§ **WHAT TO DO**
Repeat all the material exactly; pictures stay out of your copy.

§ **COLLECTED DATA**
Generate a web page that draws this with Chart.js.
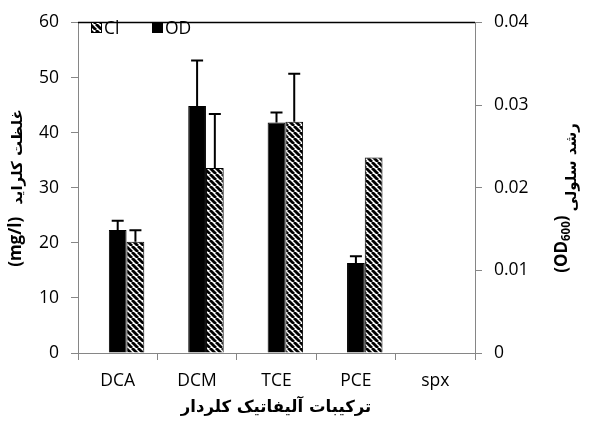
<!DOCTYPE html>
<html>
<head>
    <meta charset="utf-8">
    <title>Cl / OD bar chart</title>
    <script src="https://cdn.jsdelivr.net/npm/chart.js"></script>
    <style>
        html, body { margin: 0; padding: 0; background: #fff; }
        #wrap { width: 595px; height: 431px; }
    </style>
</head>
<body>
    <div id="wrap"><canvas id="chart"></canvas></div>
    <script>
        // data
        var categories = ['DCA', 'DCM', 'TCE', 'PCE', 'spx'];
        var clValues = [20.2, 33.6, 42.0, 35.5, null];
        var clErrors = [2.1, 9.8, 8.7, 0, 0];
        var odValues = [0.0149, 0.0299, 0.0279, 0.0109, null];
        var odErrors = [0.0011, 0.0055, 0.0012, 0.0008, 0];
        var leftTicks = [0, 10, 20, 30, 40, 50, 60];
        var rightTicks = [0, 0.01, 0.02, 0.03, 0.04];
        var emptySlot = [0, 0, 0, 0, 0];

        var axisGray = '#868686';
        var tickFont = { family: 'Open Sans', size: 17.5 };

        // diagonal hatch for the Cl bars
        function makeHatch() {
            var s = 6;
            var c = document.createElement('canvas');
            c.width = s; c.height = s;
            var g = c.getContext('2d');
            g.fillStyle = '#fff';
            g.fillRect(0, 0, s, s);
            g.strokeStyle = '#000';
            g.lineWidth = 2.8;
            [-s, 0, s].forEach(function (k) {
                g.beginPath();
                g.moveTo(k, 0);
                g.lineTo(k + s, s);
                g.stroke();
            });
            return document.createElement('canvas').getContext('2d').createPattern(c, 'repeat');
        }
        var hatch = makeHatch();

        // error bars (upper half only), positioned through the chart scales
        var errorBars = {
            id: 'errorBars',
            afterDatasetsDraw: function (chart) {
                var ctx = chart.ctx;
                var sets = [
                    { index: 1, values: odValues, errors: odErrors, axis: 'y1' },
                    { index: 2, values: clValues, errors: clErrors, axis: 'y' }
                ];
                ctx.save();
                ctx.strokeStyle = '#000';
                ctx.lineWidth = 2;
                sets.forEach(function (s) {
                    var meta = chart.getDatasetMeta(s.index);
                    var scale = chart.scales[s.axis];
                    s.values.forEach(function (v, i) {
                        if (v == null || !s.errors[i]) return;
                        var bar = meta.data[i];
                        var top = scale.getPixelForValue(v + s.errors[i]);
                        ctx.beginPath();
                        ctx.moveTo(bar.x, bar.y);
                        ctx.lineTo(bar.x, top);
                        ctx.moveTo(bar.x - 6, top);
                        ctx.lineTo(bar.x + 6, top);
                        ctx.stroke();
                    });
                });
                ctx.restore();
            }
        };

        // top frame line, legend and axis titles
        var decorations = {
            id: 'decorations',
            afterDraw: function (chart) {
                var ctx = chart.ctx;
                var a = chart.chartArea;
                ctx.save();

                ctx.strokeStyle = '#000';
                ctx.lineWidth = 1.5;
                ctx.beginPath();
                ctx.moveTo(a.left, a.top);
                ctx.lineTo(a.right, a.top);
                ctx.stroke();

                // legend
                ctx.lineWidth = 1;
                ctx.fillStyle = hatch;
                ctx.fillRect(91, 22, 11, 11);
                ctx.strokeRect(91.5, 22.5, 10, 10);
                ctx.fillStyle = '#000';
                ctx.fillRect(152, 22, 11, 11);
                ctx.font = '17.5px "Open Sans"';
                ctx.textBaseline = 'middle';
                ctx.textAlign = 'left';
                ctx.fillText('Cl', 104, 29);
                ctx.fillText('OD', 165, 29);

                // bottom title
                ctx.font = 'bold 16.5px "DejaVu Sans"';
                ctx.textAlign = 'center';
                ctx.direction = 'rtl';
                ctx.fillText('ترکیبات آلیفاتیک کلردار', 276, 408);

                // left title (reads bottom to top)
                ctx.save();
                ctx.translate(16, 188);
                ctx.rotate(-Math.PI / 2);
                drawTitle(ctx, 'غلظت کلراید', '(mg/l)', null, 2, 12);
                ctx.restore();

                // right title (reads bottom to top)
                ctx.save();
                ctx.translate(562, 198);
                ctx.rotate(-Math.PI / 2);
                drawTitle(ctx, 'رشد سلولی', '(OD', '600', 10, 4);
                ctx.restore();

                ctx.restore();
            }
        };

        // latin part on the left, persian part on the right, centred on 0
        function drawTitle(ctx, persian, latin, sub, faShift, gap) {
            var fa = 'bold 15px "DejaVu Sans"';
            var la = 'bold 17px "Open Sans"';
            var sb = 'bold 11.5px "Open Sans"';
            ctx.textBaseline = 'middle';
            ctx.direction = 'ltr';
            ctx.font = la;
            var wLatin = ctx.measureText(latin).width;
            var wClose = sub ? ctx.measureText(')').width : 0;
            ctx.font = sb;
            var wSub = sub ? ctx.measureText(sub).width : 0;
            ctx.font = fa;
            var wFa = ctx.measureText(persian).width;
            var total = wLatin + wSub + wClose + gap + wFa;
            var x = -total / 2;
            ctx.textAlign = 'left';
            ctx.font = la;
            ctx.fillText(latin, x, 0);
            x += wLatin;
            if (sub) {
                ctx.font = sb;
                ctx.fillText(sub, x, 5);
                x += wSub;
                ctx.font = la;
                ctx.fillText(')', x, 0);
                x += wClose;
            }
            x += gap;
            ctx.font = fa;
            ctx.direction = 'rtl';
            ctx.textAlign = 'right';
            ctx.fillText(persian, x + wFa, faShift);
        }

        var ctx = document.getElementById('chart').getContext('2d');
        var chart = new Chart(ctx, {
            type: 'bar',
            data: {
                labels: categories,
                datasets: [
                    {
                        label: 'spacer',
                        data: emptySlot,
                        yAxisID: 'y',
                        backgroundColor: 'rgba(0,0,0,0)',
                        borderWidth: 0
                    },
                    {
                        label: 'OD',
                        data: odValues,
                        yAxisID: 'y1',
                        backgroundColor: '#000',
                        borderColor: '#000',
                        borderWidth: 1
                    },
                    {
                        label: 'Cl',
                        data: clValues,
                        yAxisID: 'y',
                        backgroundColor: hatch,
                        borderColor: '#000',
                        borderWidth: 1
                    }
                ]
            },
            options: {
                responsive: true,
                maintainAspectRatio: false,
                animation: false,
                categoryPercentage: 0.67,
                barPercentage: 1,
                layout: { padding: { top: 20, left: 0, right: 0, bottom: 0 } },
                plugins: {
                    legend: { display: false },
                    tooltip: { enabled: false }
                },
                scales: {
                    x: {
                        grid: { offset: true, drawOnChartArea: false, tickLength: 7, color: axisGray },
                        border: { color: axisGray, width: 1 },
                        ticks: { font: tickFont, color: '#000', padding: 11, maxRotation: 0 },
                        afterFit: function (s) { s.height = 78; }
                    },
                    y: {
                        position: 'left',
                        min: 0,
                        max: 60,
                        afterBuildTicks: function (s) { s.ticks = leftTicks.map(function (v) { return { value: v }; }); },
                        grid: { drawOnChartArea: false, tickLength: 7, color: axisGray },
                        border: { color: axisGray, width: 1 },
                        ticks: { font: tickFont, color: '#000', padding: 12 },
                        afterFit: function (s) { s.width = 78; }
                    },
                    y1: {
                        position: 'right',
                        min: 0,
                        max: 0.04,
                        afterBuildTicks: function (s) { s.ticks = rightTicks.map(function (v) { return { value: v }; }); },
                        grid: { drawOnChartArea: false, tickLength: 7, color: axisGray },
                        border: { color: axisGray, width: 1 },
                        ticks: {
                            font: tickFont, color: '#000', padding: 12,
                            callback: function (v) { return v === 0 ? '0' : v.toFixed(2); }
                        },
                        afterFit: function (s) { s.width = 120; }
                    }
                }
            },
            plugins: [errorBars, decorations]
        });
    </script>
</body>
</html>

§ **CORRECT OUTPUT**
Generate a web page that draws this with Chart.js.
<!DOCTYPE html>
<html>
<head>
    <meta charset="utf-8">
    <title>Cl / OD bar chart</title>
    <script src="https://cdn.jsdelivr.net/npm/chart.js"></script>
    <style>
        html, body { margin: 0; padding: 0; background: #fff; }
        #wrap { width: 595px; height: 431px; }
    </style>
</head>
<body>
    <div id="wrap"><canvas id="chart"></canvas></div>
    <script>
        // data
        var categories = ['DCA', 'DCM', 'TCE', 'PCE', 'spx'];
        var clValues = [20.2, 33.6, 42.0, 35.5, null];
        var clErrors = [2.1, 9.8, 8.7, 0, 0];
        var odValues = [0.0149, 0.0299, 0.0279, 0.0109, null];
        var odErrors = [0.0011, 0.0055, 0.0012, 0.0008, 0];
        var leftTicks = [0, 10, 20, 30, 40, 50, 60];
        var rightTicks = [0, 0.01, 0.02, 0.03, 0.04];
        var emptySlot = [0, 0, 0, 0, 0];

        var axisGray = '#868686';
        var tickFont = { family: 'Open Sans', size: 17.5 };

        // diagonal hatch for the Cl bars
        function makeHatch() {
            var s = 6;
            var c = document.createElement('canvas');
            c.width = s; c.height = s;
            var g = c.getContext('2d');
            g.fillStyle = '#fff';
            g.fillRect(0, 0, s, s);
            g.strokeStyle = '#000';
            g.lineWidth = 2.8;
            [-s, 0, s].forEach(function (k) {
                g.beginPath();
                g.moveTo(k, 0);
                g.lineTo(k + s, s);
                g.stroke();
            });
            return document.createElement('canvas').getContext('2d').createPattern(c, 'repeat');
        }
        var hatch = makeHatch();

        // error bars (upper half only), positioned through the chart scales
        var errorBars = {
            id: 'errorBars',
            afterDatasetsDraw: function (chart) {
                var ctx = chart.ctx;
                var sets = [
                    { index: 1, values: odValues, errors: odErrors, axis: 'y1' },
                    { index: 2, values: clValues, errors: clErrors, axis: 'y' }
                ];
                ctx.save();
                ctx.strokeStyle = '#000';
                ctx.lineWidth = 2;
                sets.forEach(function (s) {
                    var meta = chart.getDatasetMeta(s.index);
                    var scale = chart.scales[s.axis];
                    s.values.forEach(function (v, i) {
                        if (v == null || !s.errors[i]) return;
                        var bar = meta.data[i];
                        var top = scale.getPixelForValue(v + s.errors[i]);
                        ctx.beginPath();
                        ctx.moveTo(bar.x, bar.y);
                        ctx.lineTo(bar.x, top);
                        ctx.moveTo(bar.x - 6, top);
                        ctx.lineTo(bar.x + 6, top);
                        ctx.stroke();
                    });
                });
                ctx.restore();
            }
        };

        // top frame line, legend and axis titles
        var decorations = {
            id: 'decorations',
            afterDraw: function (chart) {
                var ctx = chart.ctx;
                var a = chart.chartArea;
                ctx.save();

                ctx.strokeStyle = '#000';
                ctx.lineWidth = 1.5;
                ctx.beginPath();
                ctx.moveTo(a.left, a.top);
                ctx.lineTo(a.right, a.top);
                ctx.stroke();

                // legend
                ctx.lineWidth = 1;
                ctx.fillStyle = hatch;
                ctx.fillRect(91, 22, 11, 11);
                ctx.strokeRect(91.5, 22.5, 10, 10);
                ctx.fillStyle = '#000';
                ctx.fillRect(152, 22, 11, 11);
                ctx.font = '17.5px "Open Sans"';
                ctx.textBaseline = 'middle';
                ctx.textAlign = 'left';
                ctx.fillText('Cl', 104, 29);
                ctx.fillText('OD', 165, 29);

                // bottom title
                ctx.font = 'bold 16.5px "DejaVu Sans"';
                ctx.textAlign = 'center';
                ctx.direction = 'rtl';
                ctx.fillText('ترکیبات آلیفاتیک کلردار', 276, 408);

                // left title (reads bottom to top)
                ctx.save();
                ctx.translate(16, 188);
                ctx.rotate(-Math.PI / 2);
                drawTitle(ctx, 'غلظت کلراید', '(mg/l)', null, 2, 12);
                ctx.restore();

                // right title (reads bottom to top)
                ctx.save();
                ctx.translate(562, 198);
                ctx.rotate(-Math.PI / 2);
                drawTitle(ctx, 'رشد سلولی', '(OD', '600', 10, 4);
                ctx.restore();

                ctx.restore();
            }
        };

        // latin part on the left, persian part on the right, centred on 0
        function drawTitle(ctx, persian, latin, sub, faShift, gap) {
            var fa = 'bold 15px "DejaVu Sans"';
            var la = 'bold 17px "Open Sans"';
            var sb = 'bold 11.5px "Open Sans"';
            ctx.textBaseline = 'middle';
            ctx.direction = 'ltr';
            ctx.font = la;
            var wLatin = ctx.measureText(latin).width;
            var wClose = sub ? ctx.measureText(')').width : 0;
            ctx.font = sb;
            var wSub = sub ? ctx.measureText(sub).width : 0;
            ctx.font = fa;
            var wFa = ctx.measureText(persian).width;
            var total = wLatin + wSub + wClose + gap + wFa;
            var x = -total / 2;
            ctx.textAlign = 'left';
            ctx.font = la;
            ctx.fillText(latin, x, 0);
            x += wLatin;
            if (sub) {
                ctx.font = sb;
                ctx.fillText(sub, x, 5);
                x += wSub;
                ctx.font = la;
                ctx.fillText(')', x, 0);
                x += wClose;
            }
            x += gap;
            ctx.font = fa;
            ctx.direction = 'rtl';
            ctx.textAlign = 'right';
            ctx.fillText(persian, x + wFa, faShift);
        }

        var ctx = document.getElementById('chart').getContext('2d');
        var chart = new Chart(ctx, {
            type: 'bar',
            data: {
                labels: categories,
                datasets: [
                    {
                        label: 'spacer',
                        data: emptySlot,
                        yAxisID: 'y',
                        backgroundColor: 'rgba(0,0,0,0)',
                        borderWidth: 0
                    },
                    {
                        label: 'OD',
                        data: odValues,
                        yAxisID: 'y1',
                        backgroundColor: '#000',
                        borderColor: '#000',
                        borderWidth: 1
                    },
                    {
                        label: 'Cl',
                        data: clValues,
                        yAxisID: 'y',
                        backgroundColor: hatch,
                        borderColor: '#000',
                        borderWidth: 1
                    }
                ]
            },
            options: {
                responsive: true,
                maintainAspectRatio: false,
                animation: false,
                categoryPercentage: 0.67,
                barPercentage: 1,
                layout: { padding: { top: 20, left: 0, right: 0, bottom: 0 } },
                plugins: {
                    legend: { display: false },
                    tooltip: { enabled: false }
                },
                scales: {
                    x: {
                        grid: { offset: true, drawOnChartArea: false, tickLength: 7, color: axisGray },
                        border: { color: axisGray, width: 1 },
                        ticks: { font: tickFont, color: '#000', padding: 11, maxRotation: 0 },
                        afterFit: function (s) { s.height = 78; }
                    },
                    y: {
                        position: 'left',
                        min: 0,
                        max: 60,
                        afterBuildTicks: function (s) { s.ticks = leftTicks.map(function (v) { return { value: v }; }); },
                        grid: { drawOnChartArea: false, tickLength: 7, color: axisGray },
                        border: { color: axisGray, width: 1 },
                        ticks: { font: tickFont, color: '#000', padding: 12 },
                        afterFit: function (s) { s.width = 78; }
                    },
                    y1: {
                        position: 'right',
                        min: 0,
                        max: 0.04,
                        afterBuildTicks: function (s) { s.ticks = rightTicks.map(function (v) { return { value: v }; }); },
                        grid: { drawOnChartArea: false, tickLength: 7, color: axisGray },
                        border: { color: axisGray, width: 1 },
                        ticks: {
                            font: tickFont, color: '#000', padding: 12,
                            callback: function (v) { return v === 0 ? '0' : v.toFixed(2); }
                        },
                        afterFit: function (s) { s.width = 120; }
                    }
                }
            },
            plugins: [errorBars, decorations]
        });
    </script>
</body>
</html>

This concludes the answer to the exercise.